Short and useless commit messages

I have been guilty of writing short, pointless, and completely useless commit messages [before]. Stoked by a recent thread on StackOverflow about the worst commit message that one has ever authored, I looked into the commit log for a project I have been working on and subsequently maintaining for the last one year. I had to learn git as it had been decided that git would be used for version control for the project. Git indeed has been used since the onset of the project, but during the first three quarters working on the project, due to my unfamiliarity with working with distributed version control and shameful lack of knowledge of how git worked and a growing misperception that git is overly complicated for beginners to distributed version control, I used git sparingly (in the sense that I did not commit regularly, nor did I use any of its more than simple features) and ham-handedly.
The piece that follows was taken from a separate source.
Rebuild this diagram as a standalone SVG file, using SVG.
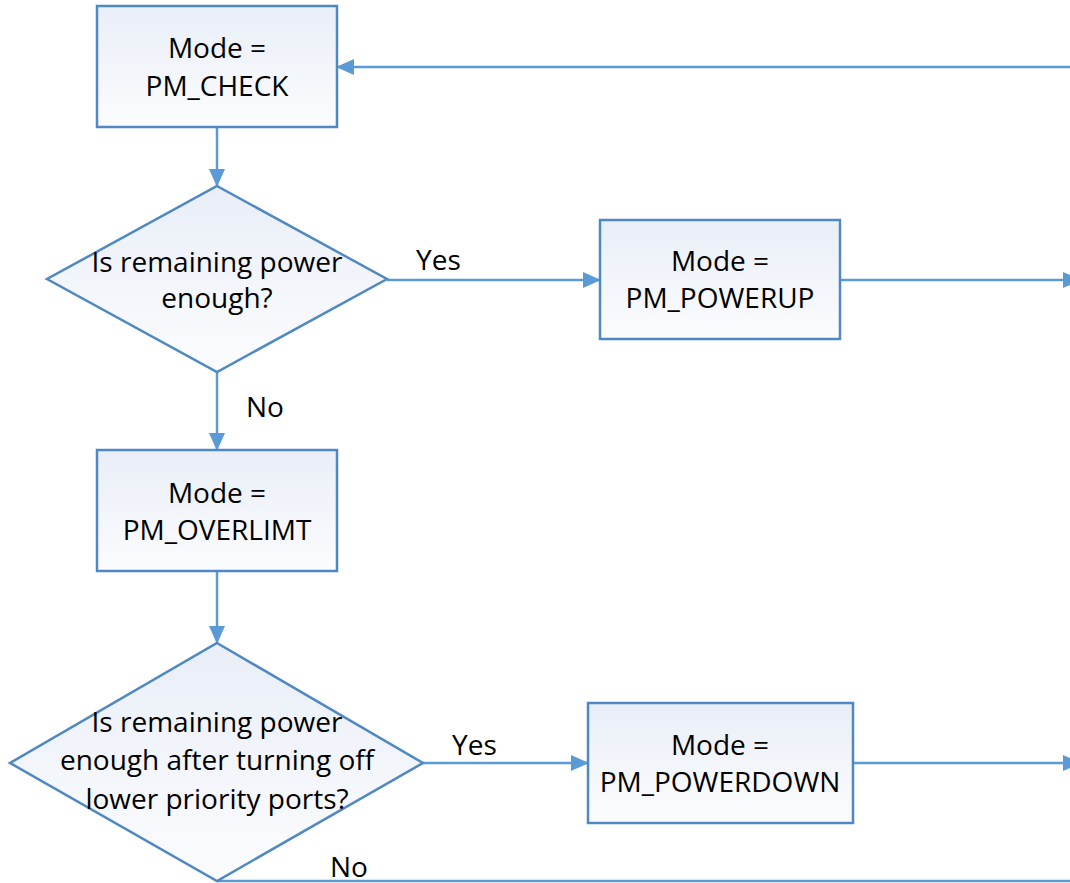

Nevertheless, skimming through the commit log from since the very initial commit, I found the following gems:

  • minor changes
  • some brief changes
  • assorted changes
  • lots and lots of changes
  • another big bag of changes
  • lots of changes after a lot of time
  • LOTS of changes. period

Of course, the ever notorious “bug fixes” is also to be found at a lot of places.

On a happier note, since then, I have come to understand and utilise the full potential of git. And I no longer blurt out when authoring commit messages.